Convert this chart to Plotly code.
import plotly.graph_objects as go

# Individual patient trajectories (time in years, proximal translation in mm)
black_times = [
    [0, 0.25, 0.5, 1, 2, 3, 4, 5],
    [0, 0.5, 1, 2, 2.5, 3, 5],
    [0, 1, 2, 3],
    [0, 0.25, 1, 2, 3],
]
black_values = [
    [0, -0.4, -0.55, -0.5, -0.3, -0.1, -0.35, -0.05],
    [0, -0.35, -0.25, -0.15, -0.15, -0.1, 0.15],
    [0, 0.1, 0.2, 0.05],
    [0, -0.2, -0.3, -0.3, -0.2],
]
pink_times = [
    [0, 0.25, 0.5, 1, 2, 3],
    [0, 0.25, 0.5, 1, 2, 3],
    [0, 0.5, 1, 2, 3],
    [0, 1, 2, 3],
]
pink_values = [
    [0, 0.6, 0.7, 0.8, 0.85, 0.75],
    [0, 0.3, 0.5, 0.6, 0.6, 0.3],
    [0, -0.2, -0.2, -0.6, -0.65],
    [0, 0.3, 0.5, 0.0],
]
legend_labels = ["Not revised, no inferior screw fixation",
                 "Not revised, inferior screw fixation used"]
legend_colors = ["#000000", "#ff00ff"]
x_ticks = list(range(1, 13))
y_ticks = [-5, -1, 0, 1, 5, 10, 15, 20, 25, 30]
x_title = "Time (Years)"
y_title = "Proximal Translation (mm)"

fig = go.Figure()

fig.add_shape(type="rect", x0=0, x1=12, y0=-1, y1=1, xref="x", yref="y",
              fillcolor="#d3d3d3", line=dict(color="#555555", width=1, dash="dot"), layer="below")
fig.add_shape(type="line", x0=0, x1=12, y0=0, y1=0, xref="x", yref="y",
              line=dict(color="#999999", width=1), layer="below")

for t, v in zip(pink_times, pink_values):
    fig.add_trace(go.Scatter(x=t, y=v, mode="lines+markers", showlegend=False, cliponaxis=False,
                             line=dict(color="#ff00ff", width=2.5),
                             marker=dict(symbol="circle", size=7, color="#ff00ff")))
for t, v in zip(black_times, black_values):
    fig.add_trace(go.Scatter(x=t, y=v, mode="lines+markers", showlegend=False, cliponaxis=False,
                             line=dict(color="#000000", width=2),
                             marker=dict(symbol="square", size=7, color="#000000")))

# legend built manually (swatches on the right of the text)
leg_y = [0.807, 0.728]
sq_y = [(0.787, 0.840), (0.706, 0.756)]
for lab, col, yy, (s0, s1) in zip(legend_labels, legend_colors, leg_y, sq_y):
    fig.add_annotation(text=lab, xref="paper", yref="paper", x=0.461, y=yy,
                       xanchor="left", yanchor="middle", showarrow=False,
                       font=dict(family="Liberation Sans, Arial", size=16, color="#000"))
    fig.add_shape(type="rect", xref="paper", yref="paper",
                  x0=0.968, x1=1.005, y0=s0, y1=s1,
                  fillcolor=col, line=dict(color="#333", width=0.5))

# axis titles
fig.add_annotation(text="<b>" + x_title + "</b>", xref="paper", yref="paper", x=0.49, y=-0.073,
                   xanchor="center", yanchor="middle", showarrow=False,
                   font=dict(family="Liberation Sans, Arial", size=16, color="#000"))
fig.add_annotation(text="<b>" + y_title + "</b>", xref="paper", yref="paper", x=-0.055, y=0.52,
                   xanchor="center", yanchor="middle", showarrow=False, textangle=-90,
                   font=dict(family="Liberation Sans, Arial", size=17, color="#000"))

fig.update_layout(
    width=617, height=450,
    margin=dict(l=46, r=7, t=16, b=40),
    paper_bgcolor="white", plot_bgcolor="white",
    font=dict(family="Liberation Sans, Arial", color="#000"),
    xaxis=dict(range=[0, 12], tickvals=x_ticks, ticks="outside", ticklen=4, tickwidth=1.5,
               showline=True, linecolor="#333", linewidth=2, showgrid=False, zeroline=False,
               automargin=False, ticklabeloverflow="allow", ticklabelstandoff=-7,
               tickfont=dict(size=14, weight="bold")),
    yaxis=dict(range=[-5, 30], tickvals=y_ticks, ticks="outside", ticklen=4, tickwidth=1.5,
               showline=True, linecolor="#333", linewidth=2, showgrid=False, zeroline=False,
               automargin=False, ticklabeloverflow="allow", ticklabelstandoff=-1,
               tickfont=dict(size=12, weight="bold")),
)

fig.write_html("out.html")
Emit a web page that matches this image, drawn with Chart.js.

> [SHORT EXERCISE]:
Please copy only these lines, exactly: the first line of the records through the line containing "import plotly.graph_objects as go", ends included.

> [SOLUTION]:
Convert this chart to Plotly code.
import plotly.graph_objects as go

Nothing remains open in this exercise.